Monday, March 2, 2009

Zen and the Art of Motorcycle Maintenance -- Robert Pirsig ------ 4.5 STARS


As the snow tapers to an end this Monday morning (and I celebrate the rare March canceling of school), I thought it would be nice to ruminate about this book I read years ago. For some reason, I have thought about it/heard about it two or three times in the past month.... this must be a sign then to think about this powerful, all encompassing book.

I read Zen and the Art of Motorcycle Maintenance right after college ended. For some reason, since my formal academic career has ended and people stopped telling me I HAD to read certain books, I find reading far more pleasurable and do it far more often. In my final year in college I took an interest in Buddhism. I took a class on it and still find it to be a religion that says a lot with simplicity. This book delves only slightly into the ideas of Zen-Buddhism but having a formal education in the religion proved helpful but certainly not necessary when reading.

The book was written in the 1970s and it is basically a road adventure novel ala Keourac. Unlike On the Road, far less drugs are used yet far deeper questions are unveiled. It is about the narrator and his son taking a cross country motorcycle ride. The ride, though, is only the template or the canvas which Pirsig paints his picture. The book is really a philosophical manifesto. It looks at the major questions of philosophy from the Greeks all the way through the current debate about the efficacy of technology.

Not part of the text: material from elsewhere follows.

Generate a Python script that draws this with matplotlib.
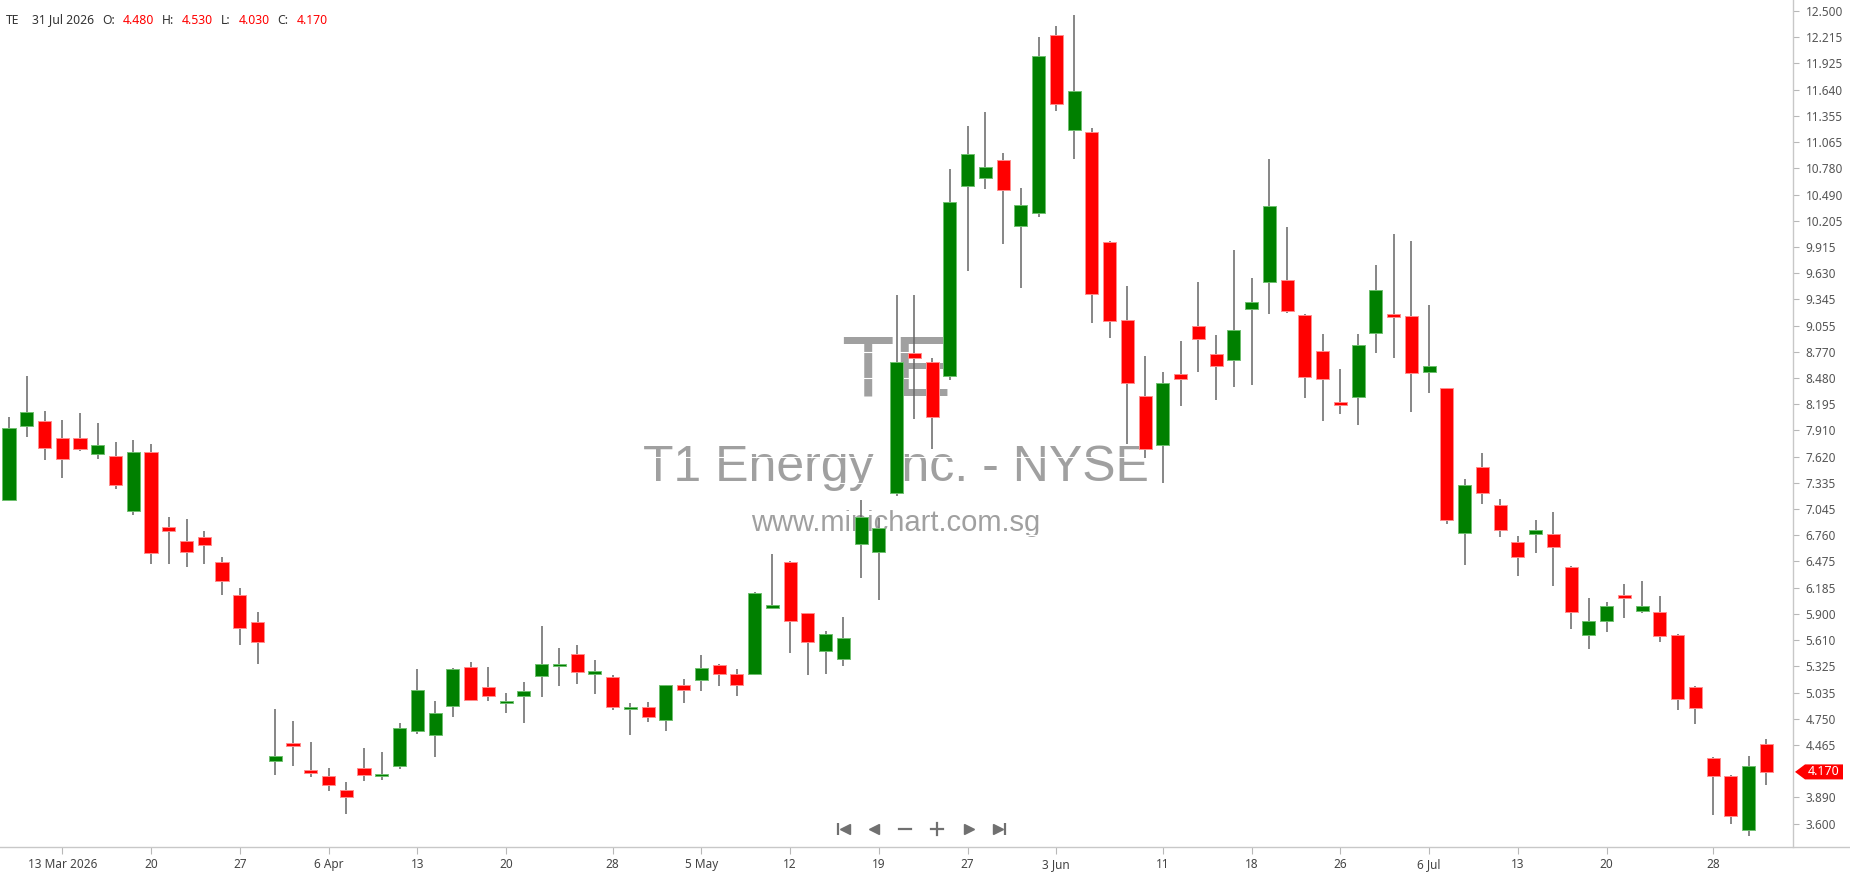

Overall, I gave this book 4.5 stars. It is incredibly inspiring, amazingly thought provoking yet still wonderfully entertaining. To me, what is so great about the book is the author's contemplation of Eastern ideals and views with those of Western subjectivity and objectivity.

If you would like to read a book that makes you truly question your own values and this country's values read this book. You will probably have to do some thinking along the way but that wouldn't be the worst thing to do sometimes, would it?